Chechnya

In Praise of Rage

Date: December 2001
Source: Diacritica Press
By Misha Pozhininsky

 

Kaliningrad: It's Not Just for Headless Corpses Anymore

Most of my trip, people were no more passionate about the second war in Chechnya. They considered it, those I talked to, they support it. But it was still no greater than the concern to find food or work or a way out of the country. Me, as an Afghan veteran, I think it's stupid. Russian military is now bombing but troops are still the only way to hold ground. When troops do go, it will be quiet, then the guerrillas will start attacking again, only this time they will have no traitors to deal with like last time. Who would collaborate with a power which has destroyed your country twice in five years? And no one can hold the Chechen south; it's all mountains and hasn't been in the control of Moscow for hundreds of years, Soviet years included. Everyone talks about what Tolstoy and Solzhenitsyn had to say about Chechens, but no one talks about why they had such admiration and disgust of these people. They are a people who would rather live in rubble than live in slavery. They are the traditional leaders of the Caucasus, the biggest nation of the North Caucasus who have never been united except when killing Russians. Last time they let Boris Yeltsin come and proclaim victory. They were content to wait. Then, when we least expected it, they fought back and beat the Russian army in five days. Stalin deported them to a man, and they came back - that's what home means to them.

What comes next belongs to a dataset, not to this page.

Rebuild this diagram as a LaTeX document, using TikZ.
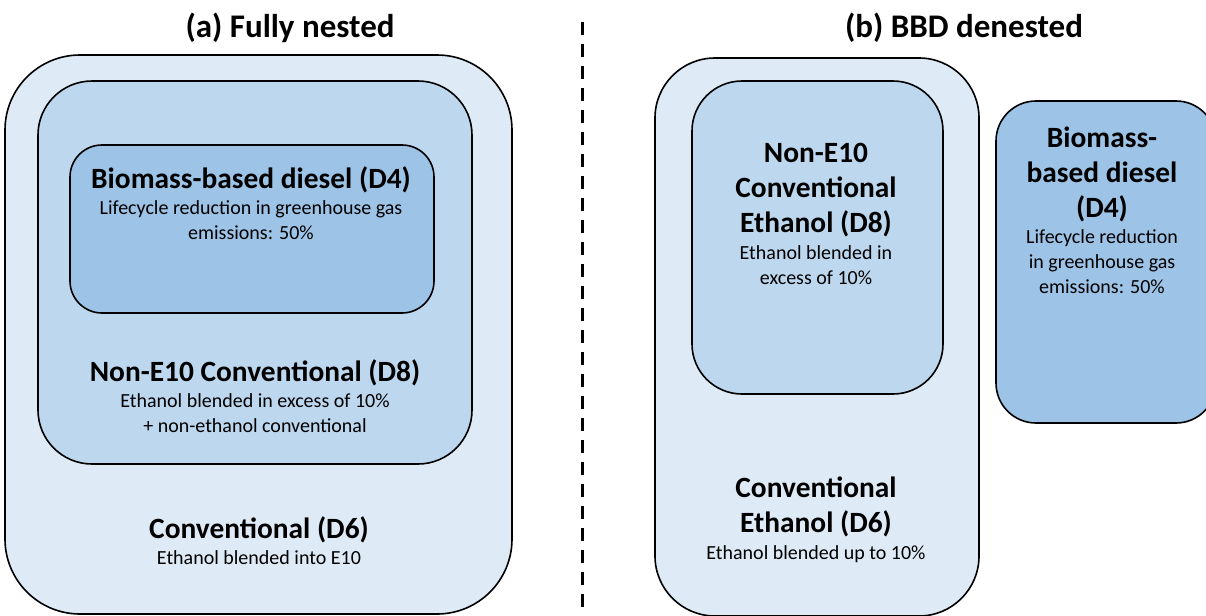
\documentclass[tikz,border=0pt]{standalone}
\usepackage{fontspec}
\setmainfont{Carlito}
\definecolor{paleblue}{HTML}{DEEBF7}
\definecolor{midblue}{HTML}{BDD7EE}
\definecolor{deepblue}{HTML}{9DC3E6}

\begin{document}
\begin{tikzpicture}[x=0.5pt,y=-0.5pt,
    box/.style={draw=black,line width=0.8pt},
    paneltitle/.style={font=\fontsize{16.5}{19}\selectfont\bfseries},
    head/.style={font=\fontsize{14.7}{17.5}\selectfont\bfseries,align=center,inner sep=0pt},
    note/.style={font=\fontsize{10}{12.5}\selectfont,align=center,inner sep=0pt}]
    \useasboundingbox (0,0) rectangle (1206,616);
    % (a) fully nested
    \draw[box,fill=paleblue,rounded corners=37.5pt] (5,55) rectangle (512,614);
    \draw[box,fill=midblue,rounded corners=27pt] (38,81) rectangle (472,464);
    \draw[box,fill=deepblue,rounded corners=16pt] (70,145) rectangle (434,313);
    \node[paneltitle] (ta) at (290,28) {(a) Fully nested};
    \node[head] (a4) at (251,180) {Biomass-based diesel (D4)};
    \node[note] (a4n) at (251,220.5) {Lifecycle reduction in greenhouse gas\\emissions: 50\%};
    \node[head] (a8) at (255,373) {Non-E10 Conventional (D8)};
    \node[note] (a8n) at (255,413.5) {Ethanol blended in excess of 10\%\\+ non-ethanol conventional};
    \node[head] (a6) at (259,530) {Conventional (D6)};
    \node[note] (a6n) at (259,558) {Ethanol blended into E10};
    % divider
    \coordinate (septop) at (582,22);
    \coordinate (sepbot) at (582,616);
    \draw[line width=1.5pt,dash pattern=on 6.5pt off 4.5pt] (septop) -- (sepbot);
    % (b) BBD denested
    \draw[box,fill=paleblue,rounded corners=30pt] (655,58) rectangle (979,616);
    \draw[box,fill=midblue,rounded corners=25pt] (692,81) rectangle (943,394);
    \draw[box,fill=deepblue,rounded corners=20pt] (996,101) rectangle (1216,423);
    \node[paneltitle] (tb) at (964,28) {(b) BBD denested};
    \node[head] (b8) at (816,190) {Non-E10\\Conventional\\Ethanol (D8)};
    \node[note] (b8n) at (816,265.5) {Ethanol blended in\\excess of 10\%};
    \node[head] (b6) at (816,506.5) {Conventional\\Ethanol (D6)};
    \node[note] (b6n) at (816,554) {Ethanol blended up to 10\%};
    \node[head] (b4) at (1102,174.5) {Biomass-\\based diesel\\(D4)};
    \node[note] (b4n) at (1102,262) {Lifecycle reduction\\in greenhouse gas\\emissions: 50\%};
\end{tikzpicture}
\end{document}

Russia is fighting an enemy that can't be beaten because defeat to them has always been equal to extermination. It is true that we have never treated them fairly or as men. They on the other hand don't want anything to do with us - not just the leaders but the Chechens to a man. Their reason to exist for 200 years has been to drive us from Chechnya, and that won't be crushed in a week, a year, or another 200.

And we, who are humiliated on a daily pattern, can find nothing better to do than kill those who refuse to suppress their inner scream like we do. Their "glory days" were not in the life of Khrushchev, or Stalin, but hundreds of years ago. This scream has lived, carried on from father to son, fed by memory of a free homeland. Ours, without a single foreign soldier on Russian soil, is still locked up tight, maybe even forgotten.

That's why I call this voice "the Chechen Inside". How fitting that a nation which cannot find its dignity should be so joyful in killing those who do. I should change my thoughts at the beginning of this article: we are not Tolstoy, but a character from Dostoeyevsky, finding lightness in our suffering because we can make others suffer more.